黄庭坚序《小山词》,亦说晏叔原之词,乃“嬉弄于乐府之馀,而寓以诗人之句法。” 他把词称为“乐府之馀” ,又以为《小山词》之不至于堕落到里巷俗曲者,由于它们还有“诗人之句法。” 因此,他在下文论定小晏的词“可谓狎邪之大雅,豪士之鼓吹” 。这里可以见到黄庭坚论词的观念。他以为词是乐府之馀波,是里巷俗曲,如果像晏叔原那样用诗人之句法作词,就可以化俗为雅。乐府是词的形式,诗是词的风格。这样,“诗馀” 的意义,就已微露端倪了。

此后,有一些资料可以合起来探索:

公吟咏之馀,溢为歌词,有《平山集》盛传于世。(罗泌《题六一词序》)

右丞叶公,以经术文章为世宗儒。翰墨之馀,作为歌词,亦妙天下。(关注《题石林词》)

竹坡先生少慕张右史而师之。稍长,从李姑溪游,与之上下其议论,由是尽得前辈作文关纽。其大者固已掀揭汉唐,凌厉骚雅,烨然名一世矣。至其嬉笑之馀,溢为乐章,则清丽宛曲,……是岂苦心刻意而为之者哉?(孙兢《竹坡词序》)

唐末诗益卑,而乐府词高古工妙,庶几汉魏。陈无己诗妙天下,以其馀作辞,宜其工矣,顾乃不然,殆未易晓也。(陆游《跋后山居士长短句》)
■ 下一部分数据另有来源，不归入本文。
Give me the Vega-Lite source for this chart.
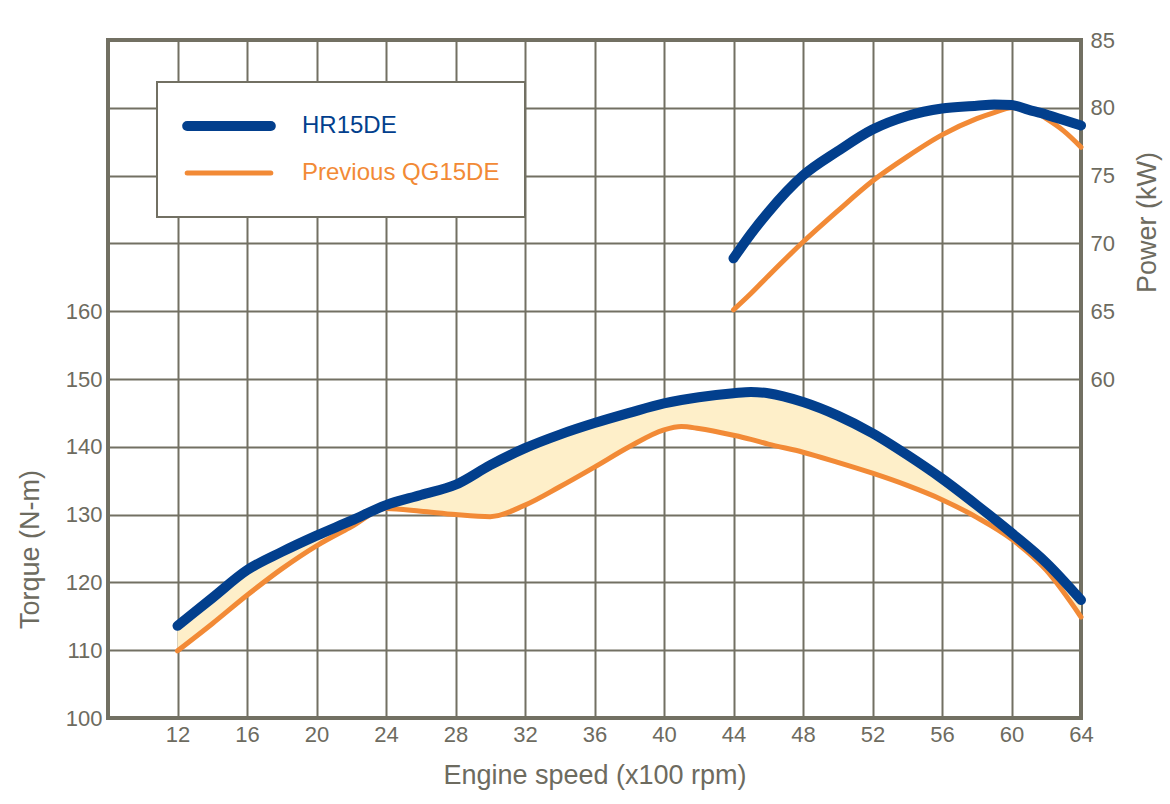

以上诸文,虽然都没有直接提出“诗馀” 这个名词,但是以作词为诗人之馀事,这一观念实已非常明显。至于这个观念之形成,亦有它的历史传统。孔仲尼说过:“行有馀力,则以学文。” 孔氏的教育目的,以培养人的德行为先,其次才是学文,故学文是德行的馀事。到了唐代的韩愈,他是古文家,做古文也做诗,不过他说:“馀事作诗人。” 作诗成为学文的馀事了。从此以后,诗人作词,词岂非诗人之馀事么?蒋兆兰解释“诗馀” ,与历代诸家的解释不同,他也没有引证宋人这一类言论,使人以为他是逞臆而谈,为词的地位卑落打抱不平。其实,我认为,他的解释是有根据的,符合于宋人对词的观念的。“诗馀” 正是诗人之馀事,或说馀兴亦可,并不是诗或乐府的馀派。